The project (in which IMDEA Networks participates) aims at building systems that ensure the control of the data on the Internet: it is a development kit for PIMS - Personal Information Management Systems - allowing end users and providers of commercial services on the web to modulate and create new and more transparent markets for data. Practically, it is a set of software components to be used like bricks with specific characteristics, for building the solution tailored to your needs. Choosing between components, one can shape interfaces for both end users that surf the web and need to store their data in safe places to consciously share them later; and companies that can create new markets, collecting and and using data of interest in a transparent way while also being able to provide monetary compensation to end users in exchange for their data.

“When I think to PIMCity I think of my daughters and their friends", declares Marco Mellia. "Today, they pass on their information to web giants and other companies without any choice.
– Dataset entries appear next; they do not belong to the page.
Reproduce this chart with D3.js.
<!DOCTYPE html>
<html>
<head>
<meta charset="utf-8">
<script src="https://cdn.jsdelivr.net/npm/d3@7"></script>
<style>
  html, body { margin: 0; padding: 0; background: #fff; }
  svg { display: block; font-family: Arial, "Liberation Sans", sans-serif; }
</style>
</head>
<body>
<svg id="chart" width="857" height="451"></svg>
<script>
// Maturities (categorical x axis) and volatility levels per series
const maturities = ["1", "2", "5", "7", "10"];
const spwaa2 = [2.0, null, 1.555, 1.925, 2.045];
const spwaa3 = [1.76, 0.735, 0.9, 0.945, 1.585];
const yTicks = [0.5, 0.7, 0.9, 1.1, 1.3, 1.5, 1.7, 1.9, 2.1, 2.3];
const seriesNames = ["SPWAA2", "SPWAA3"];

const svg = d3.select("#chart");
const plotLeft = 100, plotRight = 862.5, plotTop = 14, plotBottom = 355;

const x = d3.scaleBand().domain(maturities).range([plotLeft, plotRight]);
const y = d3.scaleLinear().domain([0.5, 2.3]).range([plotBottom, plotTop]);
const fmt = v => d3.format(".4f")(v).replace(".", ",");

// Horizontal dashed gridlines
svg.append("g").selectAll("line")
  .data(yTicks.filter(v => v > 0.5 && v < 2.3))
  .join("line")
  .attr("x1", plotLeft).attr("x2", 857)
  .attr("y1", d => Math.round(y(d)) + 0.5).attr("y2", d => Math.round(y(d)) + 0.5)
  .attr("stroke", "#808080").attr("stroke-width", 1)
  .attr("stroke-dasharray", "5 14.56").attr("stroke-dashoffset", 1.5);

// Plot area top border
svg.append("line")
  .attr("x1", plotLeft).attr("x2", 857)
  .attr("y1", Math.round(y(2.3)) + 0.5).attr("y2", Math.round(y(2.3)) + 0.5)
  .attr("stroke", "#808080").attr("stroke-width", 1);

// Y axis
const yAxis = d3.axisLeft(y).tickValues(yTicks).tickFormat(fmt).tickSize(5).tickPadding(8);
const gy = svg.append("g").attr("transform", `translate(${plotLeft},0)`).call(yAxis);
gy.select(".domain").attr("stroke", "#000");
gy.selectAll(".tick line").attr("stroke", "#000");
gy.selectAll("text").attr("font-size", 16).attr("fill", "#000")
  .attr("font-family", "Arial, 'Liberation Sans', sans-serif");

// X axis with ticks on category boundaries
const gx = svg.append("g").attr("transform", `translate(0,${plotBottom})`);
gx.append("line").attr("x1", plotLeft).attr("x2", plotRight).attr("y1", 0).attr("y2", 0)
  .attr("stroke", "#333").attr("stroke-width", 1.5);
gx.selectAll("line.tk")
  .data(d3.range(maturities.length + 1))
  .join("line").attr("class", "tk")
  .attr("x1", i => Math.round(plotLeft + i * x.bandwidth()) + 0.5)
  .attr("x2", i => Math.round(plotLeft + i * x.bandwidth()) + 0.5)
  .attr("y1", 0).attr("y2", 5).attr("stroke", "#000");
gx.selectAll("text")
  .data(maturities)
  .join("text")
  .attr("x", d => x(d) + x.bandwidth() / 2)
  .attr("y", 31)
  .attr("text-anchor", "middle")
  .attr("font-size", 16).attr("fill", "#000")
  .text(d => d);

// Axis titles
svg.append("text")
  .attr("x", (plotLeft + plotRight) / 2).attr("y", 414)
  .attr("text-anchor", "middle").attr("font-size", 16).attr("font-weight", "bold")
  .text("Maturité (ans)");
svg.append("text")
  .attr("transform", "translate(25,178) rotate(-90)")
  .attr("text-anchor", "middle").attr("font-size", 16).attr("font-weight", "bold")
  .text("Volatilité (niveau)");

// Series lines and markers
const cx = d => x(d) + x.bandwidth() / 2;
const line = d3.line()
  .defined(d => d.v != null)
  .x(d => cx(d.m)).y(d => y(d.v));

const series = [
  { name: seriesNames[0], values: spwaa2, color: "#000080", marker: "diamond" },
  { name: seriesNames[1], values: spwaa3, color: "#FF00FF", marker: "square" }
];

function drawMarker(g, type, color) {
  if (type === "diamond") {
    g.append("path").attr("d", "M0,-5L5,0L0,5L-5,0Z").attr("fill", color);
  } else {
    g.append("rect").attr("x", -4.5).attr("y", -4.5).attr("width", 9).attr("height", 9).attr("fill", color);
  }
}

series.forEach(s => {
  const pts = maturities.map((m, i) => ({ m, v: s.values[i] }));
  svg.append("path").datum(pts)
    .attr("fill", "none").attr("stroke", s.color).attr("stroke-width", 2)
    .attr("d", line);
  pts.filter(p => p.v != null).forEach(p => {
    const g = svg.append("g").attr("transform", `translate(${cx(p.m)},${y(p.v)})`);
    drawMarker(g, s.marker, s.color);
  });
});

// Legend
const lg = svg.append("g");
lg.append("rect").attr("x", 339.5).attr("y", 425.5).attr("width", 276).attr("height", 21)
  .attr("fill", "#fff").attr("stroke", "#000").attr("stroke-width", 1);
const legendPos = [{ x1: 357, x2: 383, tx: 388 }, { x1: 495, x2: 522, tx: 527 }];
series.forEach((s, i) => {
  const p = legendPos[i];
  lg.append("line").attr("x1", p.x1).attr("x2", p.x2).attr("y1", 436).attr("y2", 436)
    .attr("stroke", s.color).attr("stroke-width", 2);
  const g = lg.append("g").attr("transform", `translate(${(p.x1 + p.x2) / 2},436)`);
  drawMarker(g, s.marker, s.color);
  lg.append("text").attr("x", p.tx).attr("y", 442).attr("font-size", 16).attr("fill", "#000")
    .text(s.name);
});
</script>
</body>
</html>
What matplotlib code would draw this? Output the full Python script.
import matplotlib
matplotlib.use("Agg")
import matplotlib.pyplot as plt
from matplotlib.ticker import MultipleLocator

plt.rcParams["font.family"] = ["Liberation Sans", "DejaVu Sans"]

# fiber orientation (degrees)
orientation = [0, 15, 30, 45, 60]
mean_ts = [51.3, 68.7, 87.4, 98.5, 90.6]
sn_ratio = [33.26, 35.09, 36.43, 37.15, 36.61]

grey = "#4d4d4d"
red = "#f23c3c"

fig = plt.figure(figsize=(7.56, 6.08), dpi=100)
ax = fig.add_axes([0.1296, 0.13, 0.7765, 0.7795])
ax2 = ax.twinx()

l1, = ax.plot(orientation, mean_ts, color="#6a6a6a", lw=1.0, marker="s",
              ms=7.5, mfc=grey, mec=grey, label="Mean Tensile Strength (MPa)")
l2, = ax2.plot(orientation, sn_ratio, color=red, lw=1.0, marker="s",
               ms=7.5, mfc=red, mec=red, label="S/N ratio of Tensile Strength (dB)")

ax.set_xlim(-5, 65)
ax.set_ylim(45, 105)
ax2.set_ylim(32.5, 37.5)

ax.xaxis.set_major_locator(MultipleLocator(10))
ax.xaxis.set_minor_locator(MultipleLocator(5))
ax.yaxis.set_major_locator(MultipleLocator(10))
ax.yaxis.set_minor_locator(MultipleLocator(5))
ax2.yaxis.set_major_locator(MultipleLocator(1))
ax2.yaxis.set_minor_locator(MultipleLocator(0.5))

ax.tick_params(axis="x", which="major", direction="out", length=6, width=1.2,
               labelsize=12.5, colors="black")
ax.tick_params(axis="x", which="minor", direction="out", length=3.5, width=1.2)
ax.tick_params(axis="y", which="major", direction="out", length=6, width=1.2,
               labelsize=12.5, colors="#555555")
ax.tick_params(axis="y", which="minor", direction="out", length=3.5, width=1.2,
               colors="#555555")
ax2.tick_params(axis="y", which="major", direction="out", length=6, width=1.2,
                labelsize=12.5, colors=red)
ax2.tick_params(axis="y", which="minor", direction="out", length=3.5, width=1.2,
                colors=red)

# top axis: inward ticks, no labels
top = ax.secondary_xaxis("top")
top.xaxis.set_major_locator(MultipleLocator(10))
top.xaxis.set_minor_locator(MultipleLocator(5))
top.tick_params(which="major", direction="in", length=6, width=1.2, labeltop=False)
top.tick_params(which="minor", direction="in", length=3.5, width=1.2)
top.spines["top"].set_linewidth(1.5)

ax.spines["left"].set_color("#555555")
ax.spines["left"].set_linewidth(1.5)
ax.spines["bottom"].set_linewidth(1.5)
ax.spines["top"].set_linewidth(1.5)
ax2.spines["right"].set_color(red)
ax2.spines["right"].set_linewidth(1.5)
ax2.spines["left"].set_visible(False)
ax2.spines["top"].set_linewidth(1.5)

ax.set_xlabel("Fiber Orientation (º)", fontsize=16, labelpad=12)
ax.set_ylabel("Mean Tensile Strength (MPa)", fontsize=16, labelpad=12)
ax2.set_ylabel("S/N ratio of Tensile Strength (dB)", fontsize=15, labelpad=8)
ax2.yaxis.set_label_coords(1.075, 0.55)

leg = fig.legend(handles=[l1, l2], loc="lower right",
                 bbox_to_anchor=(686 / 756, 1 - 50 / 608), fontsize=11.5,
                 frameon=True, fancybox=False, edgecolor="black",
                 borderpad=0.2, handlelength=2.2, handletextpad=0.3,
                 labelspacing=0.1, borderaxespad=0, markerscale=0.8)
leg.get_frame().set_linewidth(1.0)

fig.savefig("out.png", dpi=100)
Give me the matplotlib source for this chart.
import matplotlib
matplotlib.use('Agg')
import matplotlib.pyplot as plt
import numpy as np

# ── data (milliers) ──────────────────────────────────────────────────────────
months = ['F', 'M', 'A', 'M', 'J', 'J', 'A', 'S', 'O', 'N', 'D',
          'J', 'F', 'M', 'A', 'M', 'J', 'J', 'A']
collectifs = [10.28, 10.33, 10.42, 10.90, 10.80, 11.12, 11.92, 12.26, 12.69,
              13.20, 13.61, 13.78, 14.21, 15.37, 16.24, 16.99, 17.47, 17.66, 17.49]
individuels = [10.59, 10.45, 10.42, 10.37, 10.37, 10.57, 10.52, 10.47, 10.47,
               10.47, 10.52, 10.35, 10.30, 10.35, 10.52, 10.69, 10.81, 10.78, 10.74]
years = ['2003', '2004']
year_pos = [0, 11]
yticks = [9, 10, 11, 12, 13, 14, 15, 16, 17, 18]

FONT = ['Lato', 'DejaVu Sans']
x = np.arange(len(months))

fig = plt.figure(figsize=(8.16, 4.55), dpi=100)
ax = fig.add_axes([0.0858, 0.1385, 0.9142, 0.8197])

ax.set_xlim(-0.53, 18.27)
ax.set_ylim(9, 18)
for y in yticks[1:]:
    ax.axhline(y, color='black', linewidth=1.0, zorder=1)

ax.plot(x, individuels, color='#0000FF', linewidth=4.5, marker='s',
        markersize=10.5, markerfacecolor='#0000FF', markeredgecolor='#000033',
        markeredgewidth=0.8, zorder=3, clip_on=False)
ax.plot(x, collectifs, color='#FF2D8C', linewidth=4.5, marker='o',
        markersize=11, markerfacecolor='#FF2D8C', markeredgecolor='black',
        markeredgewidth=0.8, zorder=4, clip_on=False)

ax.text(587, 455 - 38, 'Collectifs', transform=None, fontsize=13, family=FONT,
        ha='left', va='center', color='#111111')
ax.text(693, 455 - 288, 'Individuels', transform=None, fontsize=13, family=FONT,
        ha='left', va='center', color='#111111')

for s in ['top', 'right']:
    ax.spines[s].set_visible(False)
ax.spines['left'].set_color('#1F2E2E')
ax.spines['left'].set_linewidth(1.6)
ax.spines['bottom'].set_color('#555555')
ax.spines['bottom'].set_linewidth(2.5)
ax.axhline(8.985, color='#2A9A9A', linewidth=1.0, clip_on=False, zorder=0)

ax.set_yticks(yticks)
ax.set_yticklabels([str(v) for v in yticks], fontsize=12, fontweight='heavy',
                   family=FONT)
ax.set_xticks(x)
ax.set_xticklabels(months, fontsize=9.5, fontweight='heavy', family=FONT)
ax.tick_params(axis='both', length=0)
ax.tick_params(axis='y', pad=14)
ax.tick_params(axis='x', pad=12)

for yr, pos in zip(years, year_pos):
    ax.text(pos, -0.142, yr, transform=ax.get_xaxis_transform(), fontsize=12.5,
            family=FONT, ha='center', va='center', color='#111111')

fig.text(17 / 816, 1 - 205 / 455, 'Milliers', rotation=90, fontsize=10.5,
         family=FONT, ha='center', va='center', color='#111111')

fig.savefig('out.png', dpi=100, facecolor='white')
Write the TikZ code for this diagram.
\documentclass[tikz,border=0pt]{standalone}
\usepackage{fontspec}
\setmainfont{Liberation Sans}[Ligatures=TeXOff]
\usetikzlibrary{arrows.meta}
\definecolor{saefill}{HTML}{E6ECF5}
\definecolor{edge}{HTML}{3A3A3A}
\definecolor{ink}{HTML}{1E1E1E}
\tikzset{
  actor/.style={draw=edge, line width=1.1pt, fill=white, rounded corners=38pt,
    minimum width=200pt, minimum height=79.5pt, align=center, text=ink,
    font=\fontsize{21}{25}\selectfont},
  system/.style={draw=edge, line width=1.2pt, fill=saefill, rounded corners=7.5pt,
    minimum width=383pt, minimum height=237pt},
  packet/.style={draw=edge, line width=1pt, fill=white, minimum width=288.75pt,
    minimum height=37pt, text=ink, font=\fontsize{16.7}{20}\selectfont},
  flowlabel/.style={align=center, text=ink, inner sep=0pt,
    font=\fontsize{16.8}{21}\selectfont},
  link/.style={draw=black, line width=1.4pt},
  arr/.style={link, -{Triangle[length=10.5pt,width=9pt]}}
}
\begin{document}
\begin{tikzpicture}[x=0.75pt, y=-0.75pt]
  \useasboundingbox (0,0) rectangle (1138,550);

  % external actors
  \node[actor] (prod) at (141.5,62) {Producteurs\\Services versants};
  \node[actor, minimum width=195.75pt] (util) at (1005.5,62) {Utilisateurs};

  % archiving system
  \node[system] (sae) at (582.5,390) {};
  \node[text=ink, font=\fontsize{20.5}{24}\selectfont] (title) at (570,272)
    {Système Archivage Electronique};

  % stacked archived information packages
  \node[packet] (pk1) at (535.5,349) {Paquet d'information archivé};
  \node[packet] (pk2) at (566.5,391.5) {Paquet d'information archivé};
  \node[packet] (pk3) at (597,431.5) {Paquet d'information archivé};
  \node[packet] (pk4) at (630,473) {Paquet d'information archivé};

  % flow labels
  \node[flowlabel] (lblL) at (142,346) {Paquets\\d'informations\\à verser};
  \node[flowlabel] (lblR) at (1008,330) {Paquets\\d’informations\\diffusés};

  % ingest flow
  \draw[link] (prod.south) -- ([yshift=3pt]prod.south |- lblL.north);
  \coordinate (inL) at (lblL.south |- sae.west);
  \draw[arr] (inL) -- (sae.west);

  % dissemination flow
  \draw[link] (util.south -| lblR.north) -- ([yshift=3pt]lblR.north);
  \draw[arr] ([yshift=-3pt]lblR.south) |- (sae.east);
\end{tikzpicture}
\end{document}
PIMCity will allow them to consciously choose which data to share, and with whom to share it”.

The PIMCity consortium received a budget of 5,24 million euros to work for 2,5 years and it is as follows: Politecnico di Torino, Italy (project coordinator); NEC Laboratories Europe GmbH, Germany; Ermes Cyber Security SRL, Italy; Fundación IMDEA Networks, Spain; Universidad Carlos III de Madrid, Spain; Telefónica Investigación y Desarrollo SA, Spain; Fastweb SPA, Italy; LSTECH ESPANA SL, Spain; Katholieke Universiteit Leuven, Belgium; Asociación de Usuarios de Internet, Spain; Interactive Advertising Bureau Europe, Belgium; Big Data Analytics SA, Argentina; y CLIQZ, Germany.